The Defense Ministry has unveiled a number of rare recordings of former prime minister Yitzhak Rabin, 30 years after his assassination, the ministry revealed this week.
The recordings all depict Rabin in closed-door conversations and span a variety of topics, but focus mostly on the IDF and the complexities of the Arab-Israeli conflict.
Military force, he explained in a General Staff meeting in 1976, is limited in its ability as a conflict resolution tool in the region, noting that it has failed to solve the problem despite Israeli military superiority.
In this, one can already see the seeds of Rabin’s later efforts as peacemaker, which culminated in the Oslo Accords, an attempt at creating a lasting peace agreement with the Palestinians.
Despite this, in a speech given in 1977, the prime minister further stressed the importance of having a powerful military.
“Israel without a military power will not exist,” he explained. “A policy that strives only for negotiations and does not simultaneously guarantee military buildup is a policy that has no right to exist.”

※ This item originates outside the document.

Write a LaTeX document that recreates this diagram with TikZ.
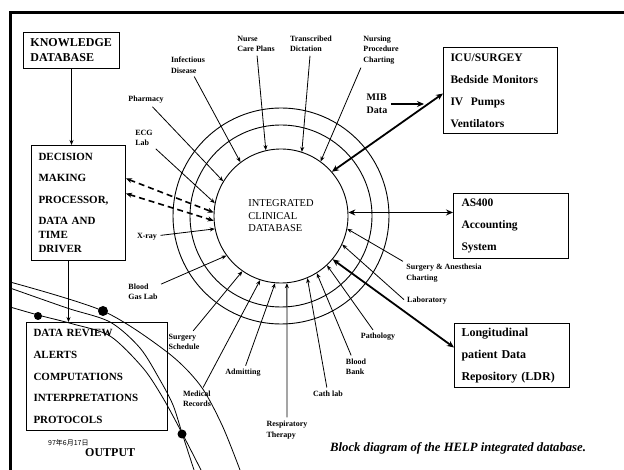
\documentclass[tikz,border=0pt]{standalone}
\usepackage{fontspec}
\setmainfont{Liberation Serif}
\newfontfamily\cjk{Noto Sans CJK SC}
\usetikzlibrary{arrows.meta,positioning,calc}

\begin{document}
\begin{tikzpicture}[
  x=1pt, y=-1pt,
  >={Stealth[length=5pt,width=4pt]},
  box/.style={draw, line width=1pt, anchor=north west, align=left, inner xsep=7pt, inner ysep=0pt,
              font=\fontsize{11.5}{22}\selectfont\bfseries},
  lbl/.style={align=left, inner sep=1.5pt, font=\fontsize{8}{10.5}\selectfont\bfseries},
  spoke/.style={->, line width=0.8pt, shorten <=2pt},
  bigarrow/.style={<->, line width=1.8pt, >={Stealth[length=7pt,width=6pt]}},
  dasharrow/.style={<->, line width=1.6pt, dash pattern=on 6pt off 4pt, >={Stealth[length=6pt,width=5pt]}},
  ring/.style={line width=0.9pt},
  globe/.style={line width=0.8pt}
]
  \useasboundingbox (0,0) rectangle (624,470);
  \draw[line width=3pt] (624,13) -- (10,13) -- (10,470);

  % boxes
  \node[box, font=\fontsize{12}{15}\selectfont\bfseries, text width=82pt, minimum height=36pt] (kb) at (23,32) {KNOWLEDGE\\DATABASE};
  \node[box, font=\fontsize{11}{14}\selectfont\bfseries, text width=80pt, minimum height=115pt] (dm) at (31,145)
    {DECISION\\[7.5pt]MAKING\\[7.5pt]PROCESSOR,\\[7.5pt]DATA AND\\TIME\\DRIVER};
  \node[box, font=\fontsize{11}{21.7}\selectfont\bfseries, text width=127pt, minimum height=108pt] (dr) at (26,322)
    {DATA REVIEW\\ALERTS\\COMPUTATIONS\\INTERPRETATIONS\\PROTOCOLS};
  \node[box, text width=100pt, minimum height=86pt] (icu) at (443,47) {ICU/SURGEY\\Bedside Monitors\\IV~~Pumps\\Ventilators};
  \node[box, inner xsep=8pt, text width=99pt, minimum height=65pt] (as) at (453,193) {AS400\\Accounting\\System};
  \node[box, font=\fontsize{12}{22}\selectfont\bfseries, text width=101pt, minimum height=64pt] (ldr) at (454,323)
    {Longitudinal\\patient Data\\Repository (LDR)};

  % central database and rings
  \node[circle, draw, line width=0.9pt, minimum size=134pt, inner sep=0pt, align=left,
        font=\fontsize{10.5}{12.5}\selectfont] (db) at (281,216) {INTEGRATED\\CLINICAL\\DATABASE};
  \draw[ring] (db.center) circle[radius=91pt];
  \draw[ring] (db.center) circle[radius=108pt];

  % sources around the ring
  \node[lbl] (inf) at (188,65) {Infectious\\Disease};
  \node[lbl] (phar) at (146,100) {Pharmacy};
  \node[lbl] (ecg) at (144,138) {ECG\\Lab};
  \node[lbl] (xray) at (147,237) {X-ray};
  \node[lbl] (bgas) at (143,292) {Blood\\Gas Lab};
  \node[lbl] (ssch) at (184,342) {Surgery\\Schedule};
  \node[lbl] (mrec) at (197,399) {Medical\\Records};
  \node[lbl] (adm) at (243,373) {Admitting};
  \node[lbl] (resp) at (287,430) {Respiratory\\Therapy};
  \node[lbl] (cath) at (328,394) {Cath lab};
  \node[lbl] (bbank) at (356,367) {Blood\\Bank};
  \node[lbl] (path) at (378,337) {Pathology};
  \node[lbl] (labo) at (427,301) {Laboratory};
  \node[lbl] (sach) at (444,273) {Surgery \& Anesthesia\\Charting};
  \node[lbl] (ncp) at (256,44) {Nurse\\Care Plans};
  \node[lbl] (tdic) at (311,44) {Transcribed\\Dictation};
  \node[lbl] (npc) at (381,50) {Nursing\\Procedure\\Charting};
  \node[lbl, font=\fontsize{10}{13}\selectfont\bfseries] (mib) at (377,104) {MIB\\Data};
  \coordinate (mibend) at (424,104);

  \draw[spoke] (inf) -- (db.127);
  \draw[spoke] (phar) -- (db.149);
  \draw[spoke] (ecg) -- (db.169);
  \draw[spoke] (xray) -- (db.191);
  \draw[spoke] (bgas) -- (db.216);
  \draw[spoke] (ssch) -- (db.235);
  \draw[spoke] (mrec) -- (db.252);
  \draw[spoke] (adm) -- (db.265);
  \draw[spoke] (resp) -- (db.275);
  \draw[spoke] (cath) -- (db.293);
  \draw[spoke] (bbank) -- (db.302.5);
  \draw[spoke] (path) -- (db.313);
  \draw[spoke] (labo.west) -- (db.335);
  \draw[spoke] (sach.north west) -- (db.349);
  \draw[spoke] (ncp) -- (db.103);
  \draw[spoke] (tdic) -- (db.72);
  \draw[spoke] (npc.south west) -- (db.54);
  \draw[->, line width=1.8pt, shorten <=2pt, >={Stealth[length=7pt,width=6pt]}] (mib) -- (mibend);

  % links to the boxes
  \draw[bigarrow] (db.41) -- ([yshift=-3pt]icu.west);
  \draw[bigarrow] (db.3) -- (db.3 -| as.west);
  \draw[bigarrow] (db.320) -- ([yshift=8pt]ldr.west);
  \draw[dasharrow] ([yshift=24.5pt]dm.east) -- (db.177);
  \draw[dasharrow] ([yshift=9.5pt]dm.east) -- (db.184);
  \draw[->, line width=0.8pt] (kb.south) -- (kb.south |- dm.north);
  \draw[->, line width=0.8pt] ([xshift=-10pt]dm.south) -- ([xshift=-10pt]dm.south |- dr.north);

  % output arcs
  \draw[globe] plot[smooth] coordinates {(10,282) (103,311) (167,352) (200,385) (222,425) (240,470)};
  \draw[globe] plot[smooth] coordinates {(10,288) (67,308) (110,322) (140,348) (160,380) (173,405) (182,433) (194,470)};
  \draw[globe] plot[smooth] coordinates {(10,307) (38,315) (73,324) (110,336) (143,368) (163,398) (182,433) (201,470)};
  \fill (103,311) circle[radius=5pt];
  \fill (38,316) circle[radius=4pt];
  \fill (182,434) circle[radius=4.5pt];

  \node[font=\cjk\fontsize{7}{8}\selectfont, anchor=west, inner sep=0pt] (date) at (48,443) {97年6月17日};
  \node[font=\fontsize{12}{14}\selectfont\bfseries, anchor=west, inner sep=0pt] (out) at (85,453) {OUTPUT};
  \node[font=\fontsize{12.7}{14}\selectfont\bfseries\itshape, anchor=west, inner sep=0pt] (cap) at (330,448)
    {Block diagram of the HELP integrated database.};
\end{tikzpicture}
\end{document}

He continued, “No Arab leader believes that he has a chance, at least since the Six Day War, to maintain a political process without military power… no one has the ideology of giving up territory.”
Changing the IDF: Infantry will always be relevant
Rabin, who also had a distinguished military career and had served as IDF chief of staff in the past, also had much to say about Israel’s armed forces.
In particular, Rabin spoke highly on the importance of infantry in the IDF, and how it would always be relevant.
Speaking at a conference, he said that “If anyone leaves feeling that the infantry era is over, they are drawing a wrong, dangerous, and impractical conclusion. Therefore, the problem is how to make infantry even better.”